Heitor Vallim: “O número 33 é inclusive tatuado em mim! Eu sempre curti esse tipo de simbolismo com alusões religiosas. A história de Jesus Cristo é uma que eu acho muito interessante. Não sou religioso, muito pelo contrário, me considero bastante cético. Porém, acho interessante como as religiões falam muito sobre como o ser humano se relaciona com outras pessoas. O número 33 vem das suas diversas “coincidências” com fatores científicos e também religiosos, por exemplo:
– É a idade de que Jesus Cristo morreu;
– O número de ossos na coluna vertebral;
– Número de voltas do nosso material genético;
– A pirâmide de Quéops tem 33 câmaras e 33 metros de profundidade.
e muitos outros! A música “33 GOD” do Bon Iver também foi um marco do que é fazer música para mim. Desde a desconstrução, ao advento da música eletrônica, samples e etc. Já o salmo 22 tem muito a ver com a parte humana de Jesus Cristo. É nesse salmo que ele questiona toda sua divindade e o silêncio de Deus perante ao seu sofrimento, eu adaptei esse sentimento do messias, à minha realidade.”
[Hits Perdidos] A faixa é o primeiro single do próximo registro, o que você pode adiantar que vem por aí? O lançamento vai sair pelo Peixinho Records, que é um selo razoavelmente novo, queria que contasse mais sobre esta movimentação de vocês.
Heitor Vallim: “Teremos algumas faixas que também serão liberadas ao longo de junho e julho, para no início desse segundo semestre vir o disco Calvário.
A Peixinho Records é um selo novo aqui da região que surgiu da reunião de músicos, artistas, fotógrafos ligados a cena independente com a intenção de centralizar essa galera que faz um trampo diferenciado auxiliando na troca de material. Tem no casting a The Scuba Divers, o Nadal, Cavve, muita galera fazendo um som muito bom e que fogem dos padrões, aqui na Baixada Santista.”

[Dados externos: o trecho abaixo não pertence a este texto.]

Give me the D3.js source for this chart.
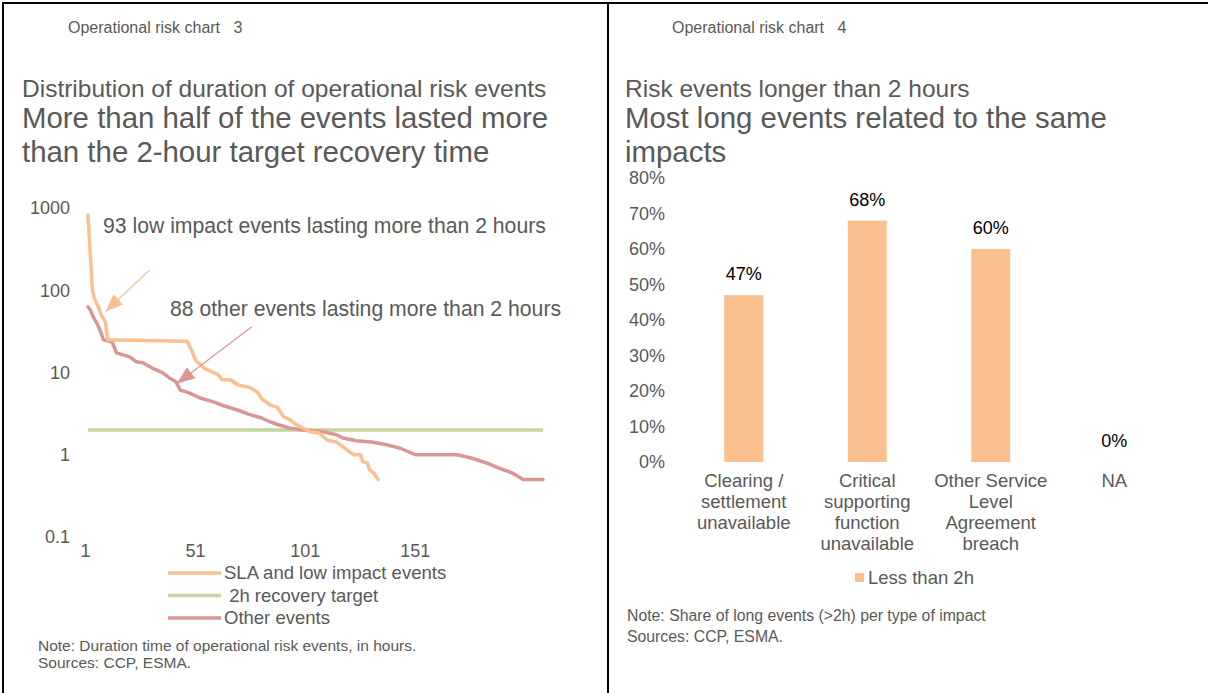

[Hits Perdidos] Outro dia pude entrevistar o Rafael Souza, do Lavanderia, e ele disse que estava se aventurando em fazer lyric videos e clipes. Como veio a ideia do lyric e como foi o processo de produção?
Heitor Vallim: “O Rafael não só fez o lyric como também mixou e masterizou o meu disco. Na minha opinião ele é um dos artistas mais talentosos que já pude conhecer. O cara é absurdo. É louco que quanto mais incrível é a pessoa que você trabalha, menos palavras você consegue usar para descrever sua genialidade.
A gente se conheceu através do Lavanderia Session no início de janeiro e eu estava em fase de pré-produção desse trabalho novo. E na hora bateu a ideia com ele. Em tudo.”
[Hits Perdidos] Você gravou a faixa no formato banda, para tocar ao vivo será acompanhado deles também?
Heitor Vallim: “A música tem dois formatos ao vivo, com banda e solo. Teremos shows nos dois jeitos! Por exemplo, esse domingo, tem show na Paulista de graça com banda completa! Já no dia 30, tem show em Santos no formato solo. São diferentes, mas ao mesmo tempo compatíveis. Gosto da variação.”
[Hits Perdidos] Para fechar, como enxerga o momento do cenário independente de Santos e quais bandas indicaria para os leitores do Hits Perdidos?
Heitor Vallim: “Acho que tem uma crescente de música autoral muito legal aqui! Eu indico o Nadal, a The Scuba Divers (que são do casting da Peixinho Records), Cabana Jack (que lançou um single novo animal) e indico entrar no bandcamp da Peixinho para sempre conhecer esse novo cenário.